# Winter Weather Sucks!



## Captain Ahab (Mar 2, 2008)

I have a fishing expedition planned for this morning with a few other TinBoaters. Forecast called for (air) temps in the upper 40s, right now it is 29* - too cold for humans!

Hopefully it will warm up with the sunrise and I will have something to post besides pictures of some TinBoaters freezing next to icy water


----------



## ACarbone624 (Mar 2, 2008)

I hear ya man! This weather sucks! I'm goin out in the boat tomorrow for sure. Its supposed to be near 60.


----------



## Waterwings (Mar 2, 2008)

I hear ya. Supposed to creep near 70 today, but 20-25mph winds. Tuesday more rain/snow predicted and 40 degrees.


----------



## mtnman (Mar 2, 2008)

It must be nice to have open water, everything here is frozen but its suppose to warm up and the ice should go away.
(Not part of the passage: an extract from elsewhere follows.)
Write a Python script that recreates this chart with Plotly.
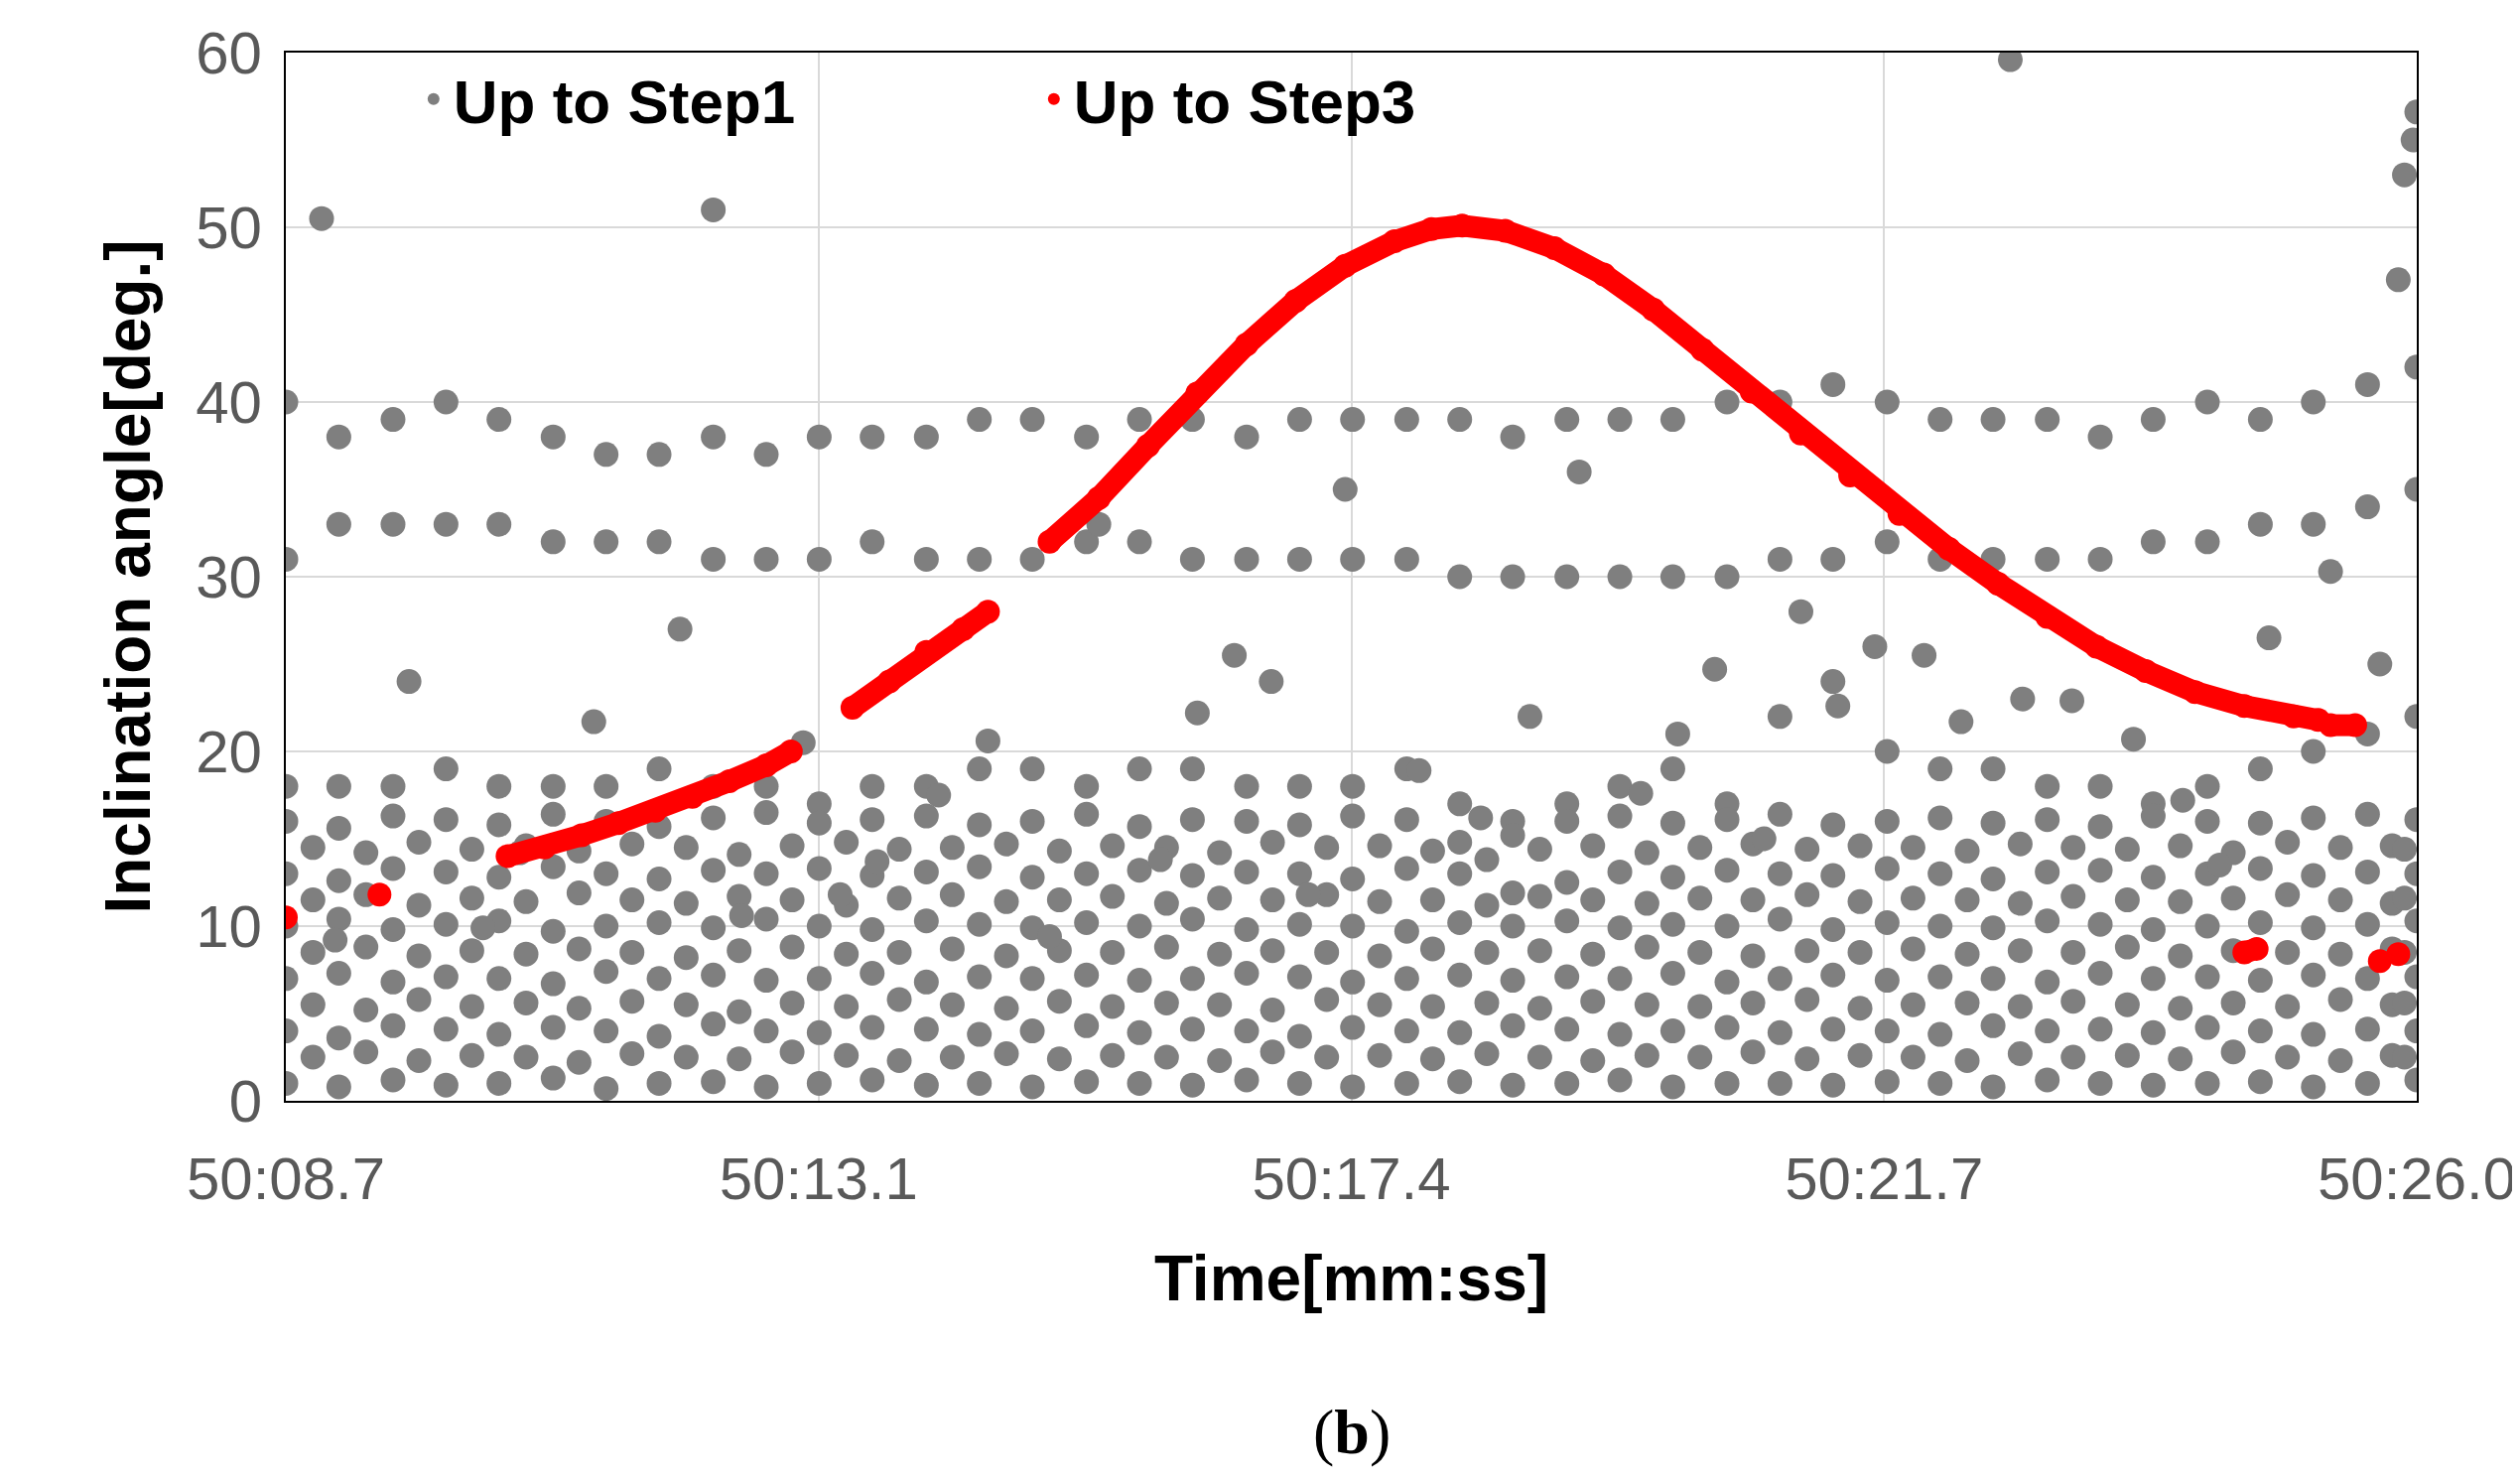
import plotly.graph_objects as go

T = [8.7,9.13,9.57,10.0,10.43,10.87,11.3,11.73,12.17,12.6,13.03,13.46,13.9,14.33,14.76,15.2,15.63,16.06,16.5,16.93,17.36,17.8,18.23,18.66,19.1,19.53,19.96,20.4,20.83,21.26,21.7,22.13,22.56,23.0,23.43,23.86,24.3,24.73,25.16,25.6,26.0]
TS = [8.92,9.35,9.78,10.21,10.65,11.08,11.51,11.95,12.38,12.81,13.25,13.68,14.11,14.55,14.98,15.41,15.85,16.28,16.71,17.15,17.58,18.01,18.45,18.88,19.31,19.75,20.18,20.61,21.05,21.48,21.91,22.35,22.78,23.21,23.65,24.08,24.51,24.95,25.38,25.8,25.9]

b39 = [40,38,39,40,39,38,37,37,38,37,38,38,38,39,39,38,39,39,38,39,39,39,39,38,39,39,39,40,40,41,40,39,39,39,38,39,40,39,40,41,42]
b32 = [31,33,33,33,33,32,32,32,31,31,31,32,31,31,31,32,32,31,31,31,31,31,30,30,30,30,30,30,31,31,32,31,31,31,31,32,32,33,33,34,35]
b18 = [18,18,18,19,18,18,18,19,18,18,17,18,18,19,19,18,19,19,18,18,18,19,17,16,17,18,19,17,22,24,20,19,19,18,18,17,18,19,20,21,22]

lowA = [
 [1,0.8,1.2,0.9,1,1.3,0.7,1,1.1,0.8,1,1.2,0.9,1,0.8,1.1,1,0.9,1.2,1,0.8,1,1.1,0.9,1,1.2,0.8,1,1,0.9,1.1,1,0.8,1.2,1,0.9,1,1.1,0.8,1,1.2],
 [4,3.6,4.3,4.1,3.8,4.2,4,3.7,4.4,4,3.9,4.2,4.1,3.8,4,4.3,3.9,4.1,4,3.7,4.2,4,3.9,4.3,4.1,3.8,4,4.2,3.9,4.1,4,3.8,4.3,4,4.1,3.9,4.2,4,3.8,4.1,4],
 [7,7.3,6.8,7.1,7,6.7,7.4,7,7.2,6.9,7,7.3,6.8,7.1,7,7.2,6.9,7,7.3,7.1,6.8,7,7.2,6.9,7.1,7,7.3,6.8,7,7.2,6.9,7.1,7,6.8,7.3,7,7.1,6.9,7.2,7,7.1],
 [10,10.4,9.8,10.1,10.3,9.7,10,10.2,9.9,10.4,10,9.8,10.3,10.1,9.9,10.2,10,10.4,9.8,10.1,10,9.7,10.2,10,10.3,9.9,10.1,10,10.4,9.8,10.2,10,9.9,10.3,10.1,9.8,10,10.2,9.9,10.1,10.3],
 [13,12.6,13.3,13.1,12.8,13.4,13,12.7,13.2,13,13.3,12.9,13.1,13.4,12.8,13,13.2,12.9,13.1,13,12.7,13.3,13,11.9,12.5,13.1,12.8,13.2,13,12.9,13.3,13,12.7,13.1,13.2,12.8,13,13.3,12.9,13.1,13],
 [16,15.6,16.3,16.1,15.8,16.4,16,15.7,16.2,16.5,15.9,16.1,16.3,15.8,16,16.4,15.7,16.1,16,15.8,16.3,16.1,14.8,15.2,16,16.3,15.9,16.1,16.4,15.8,16,16.2,15.9,16.1,15.7,16.3,16,15.9,16.2,16.4,16.1],
]
lowB = [
 [2.5,2.8,2.3,2.6,2.5,2.2,2.7,2.5,2.4,2.8,2.6,2.3,2.5,2.7,2.4,2.6,2.5,2.3,2.8,2.5,2.6,2.4,2.7,2.5,2.3,2.6,2.5,2.8,2.4,2.6,2.5,2.3,2.7,2.5,2.6,2.4,2.8,2.5,2.3,2.6,2.5],
 [5.5,5.2,5.8,5.4,5.6,5.3,5.7,5.5,5.1,5.6,5.4,5.8,5.5,5.3,5.7,5.4,5.6,5.5,5.2,5.8,5.5,5.4,5.6,5.3,5.7,5.5,5.4,5.6,5.8,5.3,5.5,5.6,5.4,5.7,5.5,5.3,5.6,5.4,5.8,5.5,5.6],
 [8.5,8.8,8.3,8.6,8.4,8.7,8.5,8.2,8.6,8.8,8.4,8.5,8.7,8.3,8.6,8.5,8.8,8.4,8.6,8.5,8.3,8.7,8.5,8.6,8.4,8.8,8.5,8.3,8.6,8.5,8.7,8.4,8.6,8.5,8.8,8.3,8.6,8.5,8.4,8.7,8.5],
 [11.5,11.8,11.2,11.6,11.4,11.9,11.5,11.3,11.7,11.5,11.2,11.6,11.8,11.4,11.5,11.7,11.3,11.6,11.5,11.8,11.4,11.5,11.2,11.7,11.5,11.3,11.6,11.5,11.8,11.4,11.6,11.5,11.3,11.7,11.5,11.4,11.6,11.8,11.5,11.3,11.6],
 [14.5,14.2,14.8,14.4,14.6,14.3,14.7,14.5,14.1,14.6,14.8,14.4,14.5,14.7,14.3,14.6,14.5,14.2,14.8,14.5,14.6,14.3,13.8,14.4,14.6,14.2,14.5,14.7,14.4,14.6,14.5,14.3,14.7,14.5,14.4,14.6,14.2,14.8,14.5,14.6,14.4],
]
mid = [9.2,24,9.9,14.2,21.7,27,10.6,20.5,11.8,13.7,17.5,20.6,9.4,33,13.8,22.2,25.5,24,11.8,35,18.9,16.2,22,36,17.6,21,24.7,15,28,22.6,26,25.5,21.7,23,22.9,20.7,17.2,13.5,26.5,30.3,25]
midX = [9.1,9.7,10.3,10.6,11.2,11.9,12.4,12.9,13.2,13.5,14.0,14.4,14.9,15.3,15.8,16.1,16.4,16.7,17.0,17.3,17.9,18.4,18.8,19.2,19.7,20.0,20.3,20.7,21.0,21.3,21.6,22.0,22.3,22.8,23.2,23.7,24.1,24.4,24.8,25.3,25.7]
outX = [8.99,12.17,22.7,25.9,25.97,26.0,25.85]
outY = [50.5,51,59.6,53,55,56.6,47]

redX = [8.7,None,9.46,None,10.5,10.8,11.1,11.4,11.7,12.0,12.3,12.6,12.8,None,13.3,13.6,13.9,14.2,14.4,None,
        14.9,15.3,15.7,16.1,16.5,16.9,17.3,17.7,18.0,18.25,18.6,19.0,19.4,19.8,20.2,20.6,21.0,21.4,21.8,22.2,22.6,23.0,23.4,23.8,24.2,24.6,25.0,25.2,None,25.3,25.5,None,
        24.6,24.7,None,25.7,None,25.85]
redY = [10.5,None,11.8,None,14,14.5,15.2,15.9,16.6,17.4,18.3,19.2,20,None,22.5,24,25.7,27,28,None,
        32,34.5,37.5,40.5,43.3,45.8,47.8,49.2,49.9,50.1,49.8,48.8,47.3,45.3,43,40.6,38.2,35.8,33.6,31.6,29.6,27.7,26,24.6,23.4,22.6,22,21.8,None,21.5,21.5,None,
        8.5,8.7,None,8,None,8.4]

tickVals = [8.7,13.025,17.35,21.675,26.0]
tickText = ["50:08.7","50:13.1","50:17.4","50:21.7","50:26.0"]

gx, gy = [], []
for arr in [b39, b32, b18] + lowA:
    gx += T; gy += arr
for arr in lowB:
    gx += TS; gy += arr
gx += midX; gy += mid
gx += outX; gy += outY

GRAY = "#7f7f7f"
RED = "#ff0000"
fig = go.Figure()
fig.add_trace(go.Scatter(x=gx, y=gy, mode="markers", name="<b>Up to Step1</b>",
                         marker=dict(color=GRAY, size=25)))
fig.add_trace(go.Scatter(x=redX, y=redY, mode="lines+markers", showlegend=False,
                         line=dict(color=RED, width=22), marker=dict(color=RED, size=24)))
fig.add_trace(go.Scatter(x=[None], y=[None], mode="markers", name="<b>Up to Step3</b>",
                         marker=dict(color=RED, size=24)))
fig.update_layout(
    width=2539, height=1491, plot_bgcolor="white", paper_bgcolor="white",
    margin=dict(l=280, r=110, t=45, b=390),
    font=dict(family="Liberation Sans, Arial", color="#595959", size=60),
    legend=dict(orientation="h", x=0.06, y=1.0, xanchor="left", yanchor="top",
                bgcolor="rgba(0,0,0,0)", font=dict(size=62, color="black"),
                entrywidth=580, itemsizing="constant"),
    xaxis=dict(range=[8.7, 26.0], tickvals=tickVals, ticktext=tickText, showgrid=True,
               gridcolor="#d9d9d9", gridwidth=2, zeroline=False, showline=True, linecolor="black",
               linewidth=2, mirror=True, ticks="", ticklabelstandoff=25,
               title=dict(text="<b>Time[mm:ss]</b>", font=dict(size=64, color="black"), standoff=45)),
    yaxis=dict(range=[0, 60], dtick=10, showgrid=True, gridcolor="#d9d9d9", gridwidth=2,
               zeroline=False, showline=True, linecolor="black", linewidth=2, mirror=True,
               ticklabelstandoff=10,
               title=dict(text="<b>Inclination angle[deg.]</b>", font=dict(size=64, color="black"), standoff=25)),
)
fig.add_annotation(text="(<b>b</b>)", x=0.5, y=-0.28, xref="paper", yref="paper", showarrow=False,
                   font=dict(family="Liberation Serif, Times New Roman", size=64, color="black"), yanchor="top")
fig.write_html("out.html")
I hope it goes away for good this time. I love winter fishing but this year has really sucked so maybe spring will have something to offer.


----------



## Captain Ahab (Mar 3, 2008)

We got the big skunkl!!! 

Had a good time trying and it warmed up a little by the afternoon

Back for some more today I think


----------



## Pont (Mar 4, 2008)

Man, I was out fishing in 60 degrees this weekend only to get freezing rain and sleet right now. 2 inches of snow expected tonight. I'm passing this weather on to all of you in the northeast! Ha ha!  \/


----------



## slim357 (Mar 4, 2008)

hope you made it out yesterday the weather was awsome here.


----------